Keynote Speakers
We are very happy to announce the following keynote speakers (in alphabetical order):
Ross Anderson, Cambridge University
Title: Tamper Resistance 20 Years On
Abstract: TBA.
Short Biography: Ross Anderson is a Professor of Security Engineering at the Computer Laboratory at Cambridge University, and a Fellow of Churchill College. He was appointed to the Royal Academy of Sciences and the Royal Academy of Engineering in 2009, and won the 2016 Lovelace medal, the 2016 Electronic Frontier Foundation Award, and the 2015 ACM SIGSAC Outstanding Innovation Award. Furthermore, he has been the chair of the Foundation for Information Policy Research since 1998, and served on Council, Cambridge University’s governing body, 2003–10 and from 2015–18. He is the author of the classic textbook “Security Engineering” at Wiley.
Francois-Xavier Standaert, UC Louvain
Title: Towards an Open Approach to Side-Channel Resistant Authenticated Encryption
Abstract: In this talk, I will discuss how recent advances in side-channel analysis and leakage-resilience could lead to both stronger security properties and improved confidence in cryptographic implementations. For this purpose, I will start by describing how side-channel attacks exploit physical leakages such as an implementation’s power consumption or electromagnetic radiation. I will then discuss the definitional challenges that these attacks raise, and argue why heuristic hardware-level countermeasures are unlikely to solve the problem convincingly. Based on these premises, and focusing on the symmetric setting, securing cryptographic implementations can be viewed as a tradeoff between the design of modes of operation, underlying primitives and countermeasures. Regarding modes of operation, I will describe a general design strategy for leakage-resilient authenticated encryption, propose models and assumptions on which security proofs can be based, and show how this design strategy encourages so-called leveled implementations, where only a part of the computation needs strong (hence expensive) protections against side-channel attacks. Regarding underlying primitives and countermeasures, I will first emphasize the formal and practically-relevant guarantees that can be obtained thanks to masking (i.e., secret sharing at the circuit level), and how considering the implementation of such countermeasures as an algorithmic design goal (e.g., for block ciphers) can lead to improved performances. I will then describe how limiting the leakage of the less protected parts in a leveled implementations can be combined with excellent performances, for instance with respect to the energy cost. I will conclude by putting forward the importance of sound evaluation practices in order to empirically validate (by lack of falsification) the assumptions needed both for leakage-resilient modes of operation and countermeasures like masking, and motivate the need of an open approach for this purpose. That is, by allowing adversaries and evaluators to know implementation details, we can expect to enable a better understanding of the fundamentals of physical security, therefore leading to improved security and efficiency in the long term.

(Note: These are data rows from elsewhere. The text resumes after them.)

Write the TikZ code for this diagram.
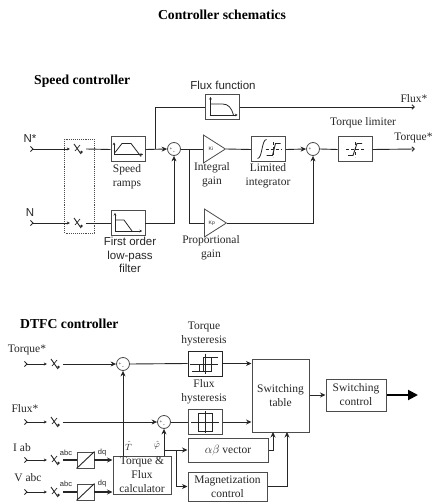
\documentclass[tikz,border=0pt]{standalone}
\usepackage{fontspec}
\setmainfont{Liberation Serif}
\setsansfont{Liberation Sans}
\usetikzlibrary{arrows.meta,positioning,shapes.geometric}

\definecolor{wire}{gray}{0.15}
\definecolor{frame}{gray}{0.3}

\begin{document}
\begin{tikzpicture}[
x=1pt,y=-1pt,
block/.style={rectangle, draw=frame, line width=1pt, inner sep=0pt, align=center, text=black!85, font=\fontsize{11.5}{14}\selectfont},
icon/.style={rectangle, draw=frame, line width=1pt, inner sep=0pt, minimum width=34pt, minimum height=25pt},
dqbox/.style={rectangle, draw=frame, line width=0.9pt, inner sep=0pt, minimum width=17pt, minimum height=16pt},
sum/.style={circle, draw=frame, line width=0.8pt, inner sep=0pt, minimum size=13pt},
gain/.style={isosceles triangle, isosceles triangle apex angle=64, isosceles triangle stretches, draw=frame, line width=0.8pt, inner sep=0pt, minimum width=28pt, minimum height=22pt, anchor=lower side, font=\sffamily\fontsize{5}{5}\selectfont, text=wire},
switchnode/.style={inner sep=0pt, minimum width=16pt, minimum height=12pt},
caption/.style={align=center, inner sep=0pt, text=black!85, font=\fontsize{11.5}{14}\selectfont},
sanscap/.style={align=center, inner sep=0pt, text=black!85, font=\sffamily\fontsize{11.5}{13.5}\selectfont},
smallcap/.style={inner sep=0pt, text=black!85, font=\sffamily\fontsize{7.5}{9}\selectfont},
heading/.style={inner sep=0pt, font=\bfseries\fontsize{13.7}{15}\selectfont},
tiny sign/.style={inner sep=0pt, font=\fontsize{5}{5}\selectfont},
wireline/.style={draw=wire, line width=0.9pt},
arrow/.style={wireline, -{Stealth[length=5.5pt,width=5pt]}},
openarrow/.style={wireline, -{Straight Barb[length=2.5pt,width=4.5pt]}},
inarrow/.style={wireline, {Straight Barb[reversed,length=2.5pt,width=5pt]}-{Stealth[length=3pt,width=3pt]}},
sketch/.style={draw=black!85, line width=0.6pt},
axis/.style={sketch, -{Stealth[length=2.5pt,width=2.5pt]}}
]

\useasboundingbox (0,0) rectangle (433,502);

\node[heading] (title) at (222,15) {Controller schematics};

% speed controller
\node[heading, anchor=west] (speedhead) at (34,81) {Speed controller};

\node[sanscap] (nstarlabel) at (30,139) {N*};
\node[sanscap] (nlabel) at (30,213) {N};
\coordinate (nstarin) at (30,149);
\coordinate (nin) at (30,223);
\node[switchnode] (swa) at (78,149) {};
\node[switchnode] (swb) at (78,223) {};
\draw[draw=frame, densely dotted, line width=0.9pt] (64.5,139) rectangle (94,233);

\node[icon] (ramps) at (128,149.5) {};
\node[caption] (rampslabel) at (127,177) {Speed\\ramps};
\node[icon, line width=0.8pt] (lowpass) at (128,223) {};
\node[sanscap] (lowpasslabel) at (130,255) {First order\\low-pass\\filter};
\node[sum] (suma) at (174,149) {};
\node[tiny sign] (sumaplus) at (171,149) {+};
\node[tiny sign] (sumaminus) at (174,153) {-};

\node[icon] (fluxfn) at (222.5,107) {};
\node[sanscap] (fluxfnlabel) at (223,85) {Flux function};
\coordinate (fluxout) at (415,107);
\node[caption] (fluxoutlabel) at (414,99) {Flux*};

\node[gain] (ki) at (203,149) {Ki};
\node[caption] (kilabel) at (212,175) {Integral\\gain};
\node[gain] (kp) at (204,223) {Kp};
\node[caption] (kplabel) at (211,248) {Proportional\\gain};
\node[icon] (limint) at (268.5,149.5) {};
\node[caption] (limintlabel) at (268,176) {Limited\\integrator};
\node[sum] (sumb) at (313,149) {};
\node[tiny sign] (sumbplus) at (310,149) {+};
\node[icon] (limiter) at (355,149.5) {};
\node[caption] (limiterlabel) at (363,123) {Torque limiter};
\coordinate (torqueout) at (415,149);
\node[caption] (torqueoutlabel) at (413.5,138) {Torque*};

\coordinate (fluxtap) at (155,149);
\coordinate (gaintap) at (189,149);

\draw[inarrow] (nstarin) -- (swa.west);
\draw[inarrow] (nin) -- (swb.west);
\draw[wireline] (swa.east) -- (ramps.west);
\draw[wireline] (swb.east) -- (lowpass.west);
\draw[arrow] (ramps.east) -- (suma.west);
\draw[arrow] (lowpass.east) -| (suma.south);
\draw[wireline] (fluxtap) |- (fluxfn.west);
\draw[openarrow] (fluxfn.east) -- (fluxout);
\draw[wireline] (suma.east) -- (ki.lower side);
\draw[wireline] (gaintap) |- (kp.lower side);
\draw[wireline] (ki.apex) -- (limint.west);
\draw[arrow] (limint.east) -- (sumb.west);
\draw[arrow] (kp.apex) -| (sumb.south);
\draw[wireline] (sumb.east) -- (limiter.west);
\draw[openarrow] (limiter.east) -- (torqueout);

% dtfc controller
\node[heading, anchor=west] (dtfchead) at (20,324) {DTFC controller};

\node[caption] (tqlabel) at (27,350) {Torque*};
\node[caption] (fxlabel) at (25,409) {Flux*};
\node[caption] (iablabel) at (22,448) {I ab};
\node[caption] (vabclabel) at (28,478) {V abc};
\coordinate (tqin) at (24,364);
\coordinate (fxin) at (24,422);
\coordinate (iabin) at (24,460);
\coordinate (vabcin) at (24,492);
\node[switchnode] (swc) at (55,364) {};
\node[switchnode] (swd) at (55,422) {};
\node[switchnode] (swe) at (55,460) {};
\node[switchnode] (swf) at (55,492) {};

\node[sum] (sumt) at (123,364) {};
\node[tiny sign] (sumtplus) at (120,364) {+};
\node[tiny sign] (sumtminus) at (123,368) {-};
\node[sum] (sumf) at (164,422) {};
\node[tiny sign] (sumfplus) at (161,422) {+};
\node[tiny sign] (sumfminus) at (164,426) {-};

\node[icon, draw=black!85] (torquehyst) at (205,363.5) {};
\node[caption] (torquehystlabel) at (204,334) {Torque\\hysteresis};
\node[icon] (fluxhyst) at (205,422) {};
\node[caption] (fluxhystlabel) at (204,392) {Flux\\hysteresis};

\node[block, minimum width=57pt, minimum height=73pt] (table) at (280.5,395.5) {Switching\\table};
\node[block, minimum width=60pt, minimum height=32pt] (control) at (356,395) {Switching\\control};
\coordinate (motor) at (418,395);
\node[block, minimum width=80pt, minimum height=24pt] (vector) at (228,450) {$\alpha\beta$ vector};
\node[block, minimum width=79pt, minimum height=29pt] (magnet) at (227.5,486.5) {Magnetization\\control};
\node[block, minimum width=58pt, minimum height=38pt] (calc) at (142,475) {Torque \&\\Flux\\calculator};
\coordinate (vectorentry) at (273,432);
\coordinate (magnetentry) at (287,432);

\node[dqbox] (dqa) at (85.5,460) {};
\node[dqbox] (dqb) at (85.5,492) {};
\draw[wireline] (dqa.south west) -- (dqa.north east);
\draw[wireline] (dqb.south west) -- (dqb.north east);
\node[smallcap] (abca) at (66,453) {abc};
\node[smallcap] (abcb) at (66,484) {abc};
\node[smallcap] (dqla) at (102,453) {dq};
\node[smallcap] (dqlb) at (102,484) {dq};
\node[inner sep=0pt, font=\fontsize{9}{9}\selectfont, text=wire] (that) at (128.5,446) {$\hat{T}$};
\node[inner sep=0pt, font=\fontsize{9}{9}\selectfont, text=wire] (phihat) at (157,445.5) {$\hat{\varphi}$};

\coordinate (vectortap) at (164,450);
\coordinate (magnettap) at (176,450);

\draw[inarrow] (tqin) -- (swc.west);
\draw[inarrow] (fxin) -- (swd.west);
\draw[inarrow] (iabin) -- (swe.west);
\draw[inarrow] (vabcin) -- (swf.west);
\draw[arrow] (swc.east) -- (sumt.west);
\draw[arrow] (swd.east) -- (sumf.west);
\draw[wireline, line width=1.2pt] (swe.east) -- (dqa.west);
\draw[wireline, line width=1.2pt] (swf.east) -- (dqb.west);
\draw[arrow, line width=1.2pt] (dqa.east) -- (calc.west |- dqa.east);
\draw[arrow, line width=1.2pt] (dqb.east) -- (calc.west |- dqb.east);
\draw[arrow] (calc.north -| sumt) -- (sumt.south);
\draw[arrow] (calc.north -| sumf) -- (sumf.south);
\draw[wireline] (sumt.east) -- (torquehyst.west);
\draw[wireline] (sumf.east) -- (fluxhyst.west);
\draw[arrow] (torquehyst.east) -- (table.west |- torquehyst.east);
\draw[arrow] (fluxhyst.east) -- (table.west |- fluxhyst.east);
\draw[arrow] (vectortap) -- (vector.west);
\draw[arrow] (magnettap) |- (magnet.west);
\draw[arrow] (vector.east) -| (vectorentry);
\draw[arrow] (magnet.east) -| (magnetentry);
\draw[arrow] (table.east |- control.west) -- (control.west);
\draw[draw=black, line width=2pt, -{Triangle[length=10pt,width=10pt]}] (control.east) -- (motor);

% switches
\foreach \sw in {swa,swb,swc,swd,swe,swf} {
  \begin{scope}[shift={(\sw.center)}]
    \draw[sketch, line width=0.9pt] (-4,-5) -- (3,5);
    \draw[sketch, line width=0.7pt] (-3,2) -- (2,-4);
    \fill[black!85] (3.5,3) circle (1.3pt);
  \end{scope}
}

% icons
\begin{scope}[shift={(ramps.center)}]
  \draw[axis] (-14,6) -- (-14,-7);
  \draw[axis] (-14,5) -- (15,5);
  \draw[sketch, line width=0.8pt] (-13,3) -- (-6,-6) -- (3,-6) -- (13,7);
\end{scope}
\begin{scope}[shift={(lowpass.center)}]
  \draw[axis] (-13,9) -- (-13,-10);
  \draw[axis] (-13,8) -- (14,8);
  \draw[sketch, line width=0.8pt] (-13,-3) -- (-4,-3) -- (4,8);
  \draw[sketch] (-4,8) -- (2,8);
\end{scope}
\begin{scope}[shift={(fluxfn.center)}]
  \draw[axis] (-12,9) -- (-12,-10);
  \draw[axis] (-13,8) -- (15,8);
  \draw[sketch, line width=0.8pt] (-12,-3) -- (0,-3) .. controls (6,-3) and (9,1) .. (11,8);
\end{scope}
\begin{scope}[shift={(limint.center)}]
  \draw[sketch, line width=0.8pt] (-11,9) .. controls (-6,9) and (-7,-10) .. (-2,-10);
  \draw[sketch, densely dashed] (-3,0) -- (13,0);
  \draw[sketch, densely dashed] (5,-7) -- (5,8);
  \draw[sketch, line width=0.9pt] (-2,6) -- (4,6) -- (7,-6) -- (12,-6);
\end{scope}
\begin{scope}[shift={(limiter.center)}]
  \draw[sketch, densely dashed] (-9,0) -- (9,0);
  \draw[sketch, densely dashed] (0,-7) -- (0,8);
  \draw[sketch, line width=0.9pt] (-7,6) -- (-2,6) -- (2,-6) -- (7,-6);
\end{scope}
\begin{scope}[shift={(torquehyst.center)}]
  \draw[sketch, thin] (-15,1) -- (13,1);
  \draw[sketch, thin] (0,-10) -- (0,10);
  \draw[sketch, line width=1pt] (-13,7.5) -- (6,7.5) -- (6,-6) -- (13,-6);
  \draw[sketch, line width=0.8pt] (13,-6) -- (-2,-6) -- (-2,7.5);
  \draw[sketch, thin] (-6,1) -- (-6,7.5);
\end{scope}
\begin{scope}[shift={(fluxhyst.center)}]
  \draw[sketch, thin] (-14,0) -- (14,0);
  \draw[sketch, thin] (0,-11) -- (0,11);
  \draw[sketch, line width=0.8pt] (-7,-9) rectangle (7,9);
  \draw[sketch, line width=1pt] (-7,9) -- (7,9);
\end{scope}

\end{tikzpicture}
\end{document}
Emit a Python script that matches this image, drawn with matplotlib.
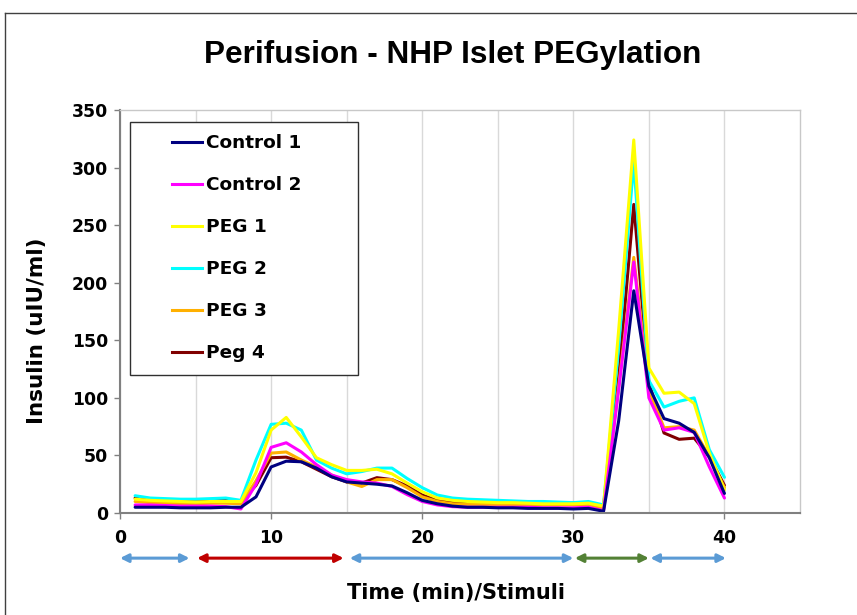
import numpy as np
import matplotlib
matplotlib.use("Agg")
from matplotlib import pyplot as plt
from matplotlib.patches import Rectangle
from matplotlib.lines import Line2D

# time points (min)
minutes = list(range(1, 41))

control_1 = [5, 5, 5, 4.5, 4.5, 4.5, 5, 5, 14, 40,
             45, 44.5, 39, 31.5, 27, 26, 25, 23.5, 17.6, 11,
             8, 6, 5, 5, 4.5, 4.5, 4, 4, 4, 3.5,
             4, 1.5, 80, 193, 110, 82, 78, 70, 48, 17]
control_2 = [7, 7, 6.5, 6, 6, 6, 5.5, 3.5, 25, 57,
             61, 53, 42, 33, 29, 27, 26, 23, 16, 10,
             7, 5.5, 5, 5, 5, 5, 5, 4.5, 4.5, 4.5,
             5, 2, 107, 218, 100, 72, 74, 70, 40, 13]
peg_1 = [12, 11, 10.5, 10, 9.5, 10, 10, 10, 35, 72,
         83, 66, 48, 42, 37, 37, 38, 34, 26, 18.5,
         13, 11, 10, 9.5, 9, 9, 8.5, 8, 8, 8,
         8.5, 6, 159, 324, 126, 104, 105, 95, 52, 20]
peg_2 = [15, 13, 12.5, 12, 12, 12.5, 13, 11, 46, 77,
         78, 72, 46, 39, 34, 36, 39, 39, 30, 22,
         15.6, 13, 12, 11.5, 11, 10.5, 10, 10, 9.5, 9,
         10, 7, 144, 305, 115, 92, 97, 100, 55, 31]
peg_3 = [10, 9, 8.5, 8, 8, 8.5, 8.5, 8, 28, 52,
         53, 46, 40, 33, 27, 23, 29, 29, 22, 14,
         10, 8, 7.5, 7.5, 7, 7, 7, 7, 7, 7,
         7.5, 4, 110, 222, 107, 74, 75, 72, 49, 22]
peg_4 = [13, 11.5, 11, 10, 10.5, 10.5, 11, 10, 24, 48,
         48.5, 44.5, 38, 31.5, 27, 26, 30.7, 29, 23.5, 15.6,
         11, 10, 9.5, 9, 9, 9, 8.5, 8.5, 8.5, 8.5,
         8.7, 6, 118, 268, 113, 69.5, 64, 65, 49, 24]

series_names = ["Control 1", "Control 2", "PEG 1", "PEG 2", "PEG 3", "Peg 4"]
series_values = [control_1, control_2, peg_1, peg_2, peg_3, peg_4]
series_colors = ["#000080", "#FF00FF", "#FFFF00", "#00FFFF", "#FFB000", "#800000"]

# stimulus periods shown as arrows below the axis
stim_start = [0, 5.1, 15.2, 30.1, 35.1]
stim_end = [4.6, 14.8, 30.0, 35.0, 40.1]
stim_colors = ["#5B9BD5", "#C00000", "#5B9BD5", "#538135", "#5B9BD5"]

fig = plt.figure(figsize=(8.57, 6.15), dpi=100)
ax = fig.add_axes([120 / 857, 102 / 615, 680 / 857, 403 / 615])

# draw in reverse so Control 1 sits on top like the original
for name, vals, col in list(zip(series_names, series_values, series_colors))[::-1]:
    ax.plot(minutes, vals, color=col, lw=2.2, label=name,
            solid_capstyle="round", solid_joinstyle="round")

ax.set_xlim(0, 45)
ax.set_ylim(0, 350)
ax.set_xticks([0, 10, 20, 30, 40])
ax.set_xticks([5, 15, 25, 35], minor=True)
ax.set_yticks(range(0, 351, 50))
ax.grid(axis="x", which="both", color="#D9D9D9", lw=1)
ax.tick_params(axis="x", which="minor", length=0)
ax.tick_params(axis="both", which="major", length=4, width=1, color="#808080",
               labelsize=12.4)
ax.tick_params(axis="x", which="major", pad=7.5)
ax.tick_params(axis="y", which="major", pad=4.5)
for lab in ax.get_xticklabels() + ax.get_yticklabels():
    lab.set_fontweight("bold")

for side in ["left", "bottom"]:
    ax.spines[side].set_color("#808080")
    ax.spines[side].set_linewidth(1.5)
for side in ["top", "right"]:
    ax.spines[side].set_color("#C8C8C8")
    ax.spines[side].set_linewidth(1)

ax.set_ylabel("Insulin (uIU/ml)", fontsize=15.5, fontweight="bold", va="center")
ax.yaxis.set_label_coords(-0.122, 0.452)
ax.set_xlabel("Time (min)/Stimuli", fontsize=15, fontweight="bold", va="center")
ax.xaxis.set_label_coords(0.494, -0.199)

for s, e, c in zip(stim_start, stim_end, stim_colors):
    ax.annotate("", xy=(e, -0.112), xytext=(s, -0.112),
                xycoords=("data", "axes fraction"),
                textcoords=("data", "axes fraction"),
                arrowprops=dict(arrowstyle="<|-|>", color=c, lw=2.2,
                                mutation_scale=12, shrinkA=0, shrinkB=0),
                annotation_clip=False)

# legend
handles = [Line2D([], [], color=c, lw=2.2) for c in series_colors]
leg = ax.legend(handles, series_names, loc="upper left",
                bbox_to_anchor=((175 - 120) / 680 - 0.004, (513 - 134) / 403),
                frameon=False, borderaxespad=0, borderpad=0,
                handlelength=1.6, handletextpad=0.2, labelspacing=1.3,
                prop=dict(size=13.3, weight="bold"))
ax.add_patch(Rectangle(((130 - 120) / 680, (513 - 375) / 403),
                       228 / 680, 253 / 403, transform=ax.transAxes,
                       fill=True, facecolor="white", edgecolor="#303030",
                       lw=1, zorder=4))
leg.set_zorder(5)

fig.text(453 / 857, 1 - 55 / 615, "Perifusion - NHP Islet PEGylation",
         ha="center", va="center", fontsize=22.7, fontweight="bold",
         family="Liberation Sans")

# outer frame of the original chart area
fig.add_artist(Line2D([5 / 857, 1], [1 - 13 / 615, 1 - 13 / 615],
                      color="#404040", lw=1, transform=fig.transFigure))
fig.add_artist(Line2D([5 / 857, 5 / 857], [0, 1 - 13 / 615],
                      color="#404040", lw=1, transform=fig.transFigure))

fig.savefig("out.png", dpi=100)
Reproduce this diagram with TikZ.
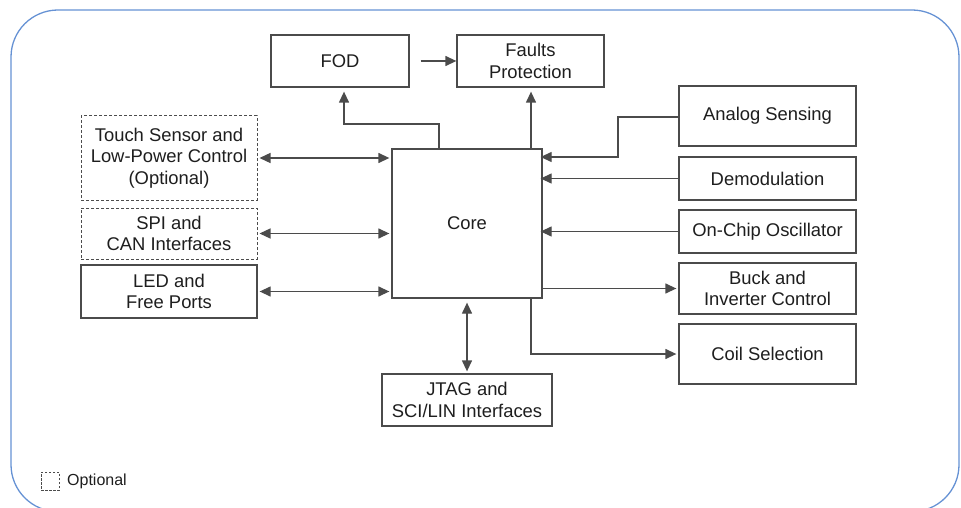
\documentclass[tikz,border=0pt]{standalone}
\usepackage{fontspec}
\setmainfont{Liberation Sans}
\usetikzlibrary{arrows.meta}
\definecolor{framecol}{RGB}{102,146,212}
\definecolor{linecol}{RGB}{75,75,75}
\definecolor{txtcol}{RGB}{30,30,30}
\begin{document}
\begin{tikzpicture}[x=1pt,y=-1pt,
  blk/.style={draw=linecol,line width=1.3pt,fill=white,inner sep=0pt,align=center,
    text=txtcol,font=\fontsize{18.4}{21.5}\selectfont},
  optblk/.style={blk,dash pattern=on 3pt off 2pt,draw=black!70,line width=1pt},
  conn/.style={draw=linecol,line width=1.3pt,-{Triangle[length=11pt,width=10pt]}},
  biconn/.style={conn,{Triangle[length=11pt,width=10pt]}-{Triangle[length=11pt,width=10pt]}}
]
\useasboundingbox (0,0) rectangle (961,508);
% outer rounded frame
\draw[framecol,line width=1.3pt,rounded corners=47pt] (11,10) rectangle (959,511.6);

% top row
\node[blk,minimum width=138pt,minimum height=52pt] (fod) at (340,61) {FOD};
\node[blk,minimum width=147pt,minimum height=52pt] (faults) at (530.5,61) {Faults\\Protection};

% left column
\node[optblk,minimum width=176pt,minimum height=84pt] (touch) at (169,158) {Touch Sensor and\\Low-Power Control\\(Optional)};
\node[optblk,minimum width=176pt,minimum height=51pt] (spi) at (169,233.5) {SPI and\\CAN Interfaces};
\node[blk,minimum width=176pt,minimum height=53pt] (led) at (169,291.5) {LED and\\Free Ports};

% core and bottom block
\node[blk,minimum width=150pt,minimum height=149pt] (core) at (467,223.5) {Core};
\node[blk,minimum width=170pt,minimum height=52pt] (jtag) at (467,400) {JTAG and\\SCI/LIN Interfaces};

% right column
\node[blk,minimum width=177pt,minimum height=60pt] (analog) at (767.5,116) {Analog Sensing};
\node[blk,minimum width=177pt,minimum height=43pt] (demod) at (767.5,178.5) {Demodulation};
\node[blk,minimum width=177pt,minimum height=43pt] (osc) at (767.5,231.5) {On-Chip Oscillator};
\node[blk,minimum width=177pt,minimum height=51pt] (buck) at (767.5,288.5) {Buck and\\Inverter Control};
\node[blk,minimum width=177pt,minimum height=60pt] (coil) at (767.5,354) {Coil Selection};

% legend
\node[draw=black!70,dash pattern=on 2.5pt off 1.5pt,line width=1pt,minimum size=18pt,inner sep=0pt] (legbox) at (50,481) {};
\node[anchor=west,inner sep=0pt,text=txtcol,font=\fontsize{16}{18}\selectfont] (legtext) at (67,481) {Optional};

% connectors along the top
\draw[conn,shorten <=11pt] (fod.east) -- (faults.west);
\coordinate (fodtap) at (439,0);
\coordinate (fodbend) at (344,124);
\draw[conn,shorten >=4pt] (fodtap |- core.north) -- (fodtap |- fodbend) -- (fodbend) -- (fodbend |- fod.south);
\coordinate (fltap) at (531,0);
\draw[conn,shorten >=4pt] (fltap |- core.north) -- (fltap |- faults.south);

% left side, bidirectional
\draw[biconn,shorten <=2pt,shorten >=2pt] (touch.east) -- (touch.east -| core.west);
\draw[biconn,shorten <=2pt,shorten >=2pt] (spi.east) -- (spi.east -| core.west);
\draw[biconn,shorten <=2pt,shorten >=2pt] (led.east) -- (led.east -| core.west);

% right side inputs
\coordinate (anbend) at (618,157);
\draw[conn,shorten >=-2pt] ([yshift=-1pt]analog.west) -- ([yshift=-1pt]analog.west -| anbend) -- (anbend) -- (anbend -| core.east);
\draw[conn,shorten >=-2pt] (demod.west) -- (demod.west -| core.east);
\draw[conn,shorten >=-2pt] (osc.west) -- (osc.west -| core.east);

% right side outputs
\draw[conn,shorten >=2pt] (buck.west -| core.east) -- (buck.west);
\draw[conn,shorten >=2pt] (fltap |- core.south) -- (fltap |- coil.west) -- (coil.west);

% bottom, bidirectional
\draw[biconn,shorten <=4pt,shorten >=2pt] (core.south) -- (jtag.north);
\end{tikzpicture}
\end{document}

Short Biography: Francois-Xavier Standaert is a professor at the UCL Institute of Information and Communication Technologies, Electronics and Applied Mathematics (ICTEAM). He was a Fulbright visiting researcher at Columbia University, Department of Computer Science, Crypto Lab, and at the MIT Medialab, Center for Bits and Atoms. In 2011, he was awarded a Starting Independent Research Grant by the European Resaerch Council. In 2016, he has been awarded a Consolidator Grant by the European Research Council. From 2017 to 2020, he will be board member (director) of the International Association for Cryptologic Research (IACR). His research interests include cryptographic hardware and embedded systems, low power implementations for constrained environments, the design and cryptanalysis of symmetric cryptographic primitives, as well as physical security issues in general and side-channel analysis in particular.